Одно бесспорно: протежировать графоманам – фамильное свойство Юзефовичей. Леонид Абрамович притащил в литературный бомонд Алексея Иванова, изобретателя сабель с бунчуками и родителя вареных утопленников. Галина Леонидовна нежно опекает Сальникова, отца девочек с акромегалией.
Архикритикесса всея Руси очень точно определила свое место в литературе: рыба-лоцман очищает крупных морских позвоночных от паразитов. Юзефович занята тем же: если будут ваши грехи как багряное – как снег убелит. И всем по порядку даст шоколадку. Ну, ошиблась немного: приняла мусорного пангасиуса за акулу. Вот уж невидаль, такие казусы у Галины Леонидовны всяк Божий день…
ШИЗОФРЕНИЯ, КАК И БЫЛО СКАЗАНО
Могу понять Владислава Толстова, который объявил местом действия романа Москву (ага, Уралмаш – он на Арбате). Это же почти классика: не читал, но одобряю. Респект, коллега, я так не умею.

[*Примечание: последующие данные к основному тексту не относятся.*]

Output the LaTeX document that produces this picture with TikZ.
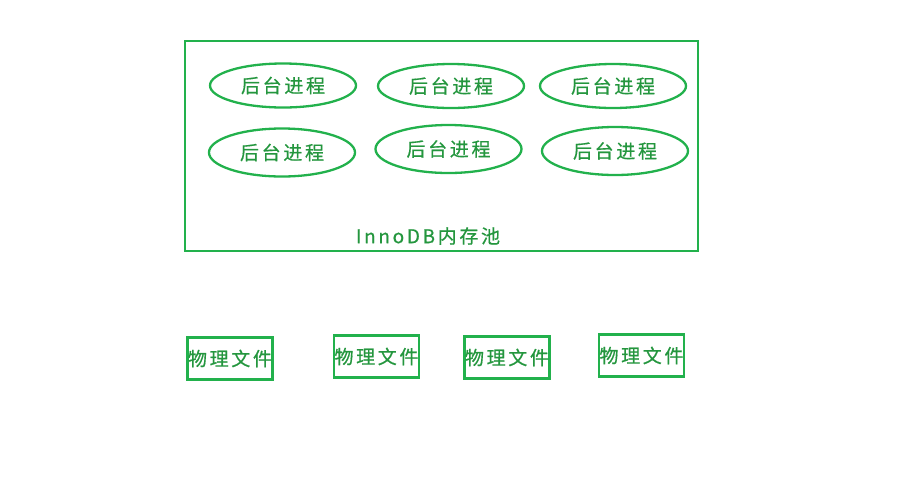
\documentclass[tikz,border=0pt]{standalone}
\usepackage{fontspec}
\usepackage{xcolor}
\usepackage{tikz}
\usetikzlibrary{shapes.geometric}
\newfontfamily\cjk[LetterSpace=14,FakeBold=0.6]{Noto Sans CJK SC}
\definecolor{paintgreen}{RGB}{34,177,76}
\definecolor{textgreen}{RGB}{36,150,62}
\tikzset{
  proc/.style={ellipse,draw=paintgreen,line width=2.3pt,minimum width=146pt,minimum height=44pt,inner sep=0pt,text=textgreen,font=\cjk\fontsize{19}{19}\selectfont},
  filebox/.style={rectangle,draw=paintgreen,line width=2.6pt,minimum width=85pt,minimum height=42pt,inner sep=0pt,text=textgreen,font=\cjk\fontsize{19}{19}\selectfont}
}
\begin{document}
\begin{tikzpicture}[x=1pt,y=-1pt]
            \useasboundingbox (0,0) rectangle (900,483);
            \node [draw=paintgreen,line width=2.6pt,minimum width=513pt,minimum height=210pt,inner sep=0pt] (pool) at (441.5,146) {};
            \node [text=textgreen,font=\cjk\fontsize{19}{19}\selectfont] (poollabel) at (428,236) {InnoDB内存池};

            \node [proc] (P1) at (283,85.5) {后台进程};
            \node [proc] (P2) at (451,86) {后台进程};
            \node [proc] (P3) at (613,86) {后台进程};
            \node [proc,minimum height=48pt] (P4) at (282,152.5) {后台进程};
            \node [proc,minimum height=48pt] (P5) at (448.5,149) {后台进程};
            \node [proc,minimum height=48pt] (P6) at (615,151) {后台进程};

            \node [filebox] (F1) at (230,358.5) {物理文件};
            \node [filebox] (F2) at (376.5,356.5) {物理文件};
            \node [filebox] (F3) at (507,357.5) {物理文件};
            \node [filebox] (F4) at (641.5,355.5) {物理文件};
\end{tikzpicture}
\end{document}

Остальные стали реципиентами бредовой фабулы. Практически любой рецензент «Петровых» проявляет симптомы психического расстройства, как-то: речевое возбуждение, бредовые интерпретации и дезорганизация мышления.
Елена Макеенко: «Одна из прелестей этого текста в том, что даже заспойлерить его практически невозможно».
Михаил Визель: «Невозможно согласиться с упреками о неровном ритме и провалами языка <грамматические ошибки автора – А.К.> – такая клочковатость несет эстетическую функцию».
Олег Демидов: «Не говорите, что Сальников написал плохую книгу. Это будет не совсем правдиво... Автор все время скатывается либо в банальность, либо в пошлость».
Слышу, в дверь ломятся – должно быть, профессор Стравинский с доктором Титанушкиным. Впрочем, хватит нам и Наума Коржавина: плюрализм в одной голове есть шизофрения.
ЭТО МНОГИХ СЛАВНЫЙ ПУТЬ
Опус Сальникова, серый и громоздкий, как окраина Ёбурга, сам по себе не интересен. Он интересен лишь как индикатор патологий нашей словесности. Хотя тоже не уникальный случай: были и танцы с бубнами возле стоеросовой Денежкиной, и коллективный оргазм при виде полуграмотного Непогодина. А еще… и кроме… Но финал один на всех, пушкинская рифма: «поэта – Лета».
В добрый путь, Алексей Борисович. Артюхин заждался.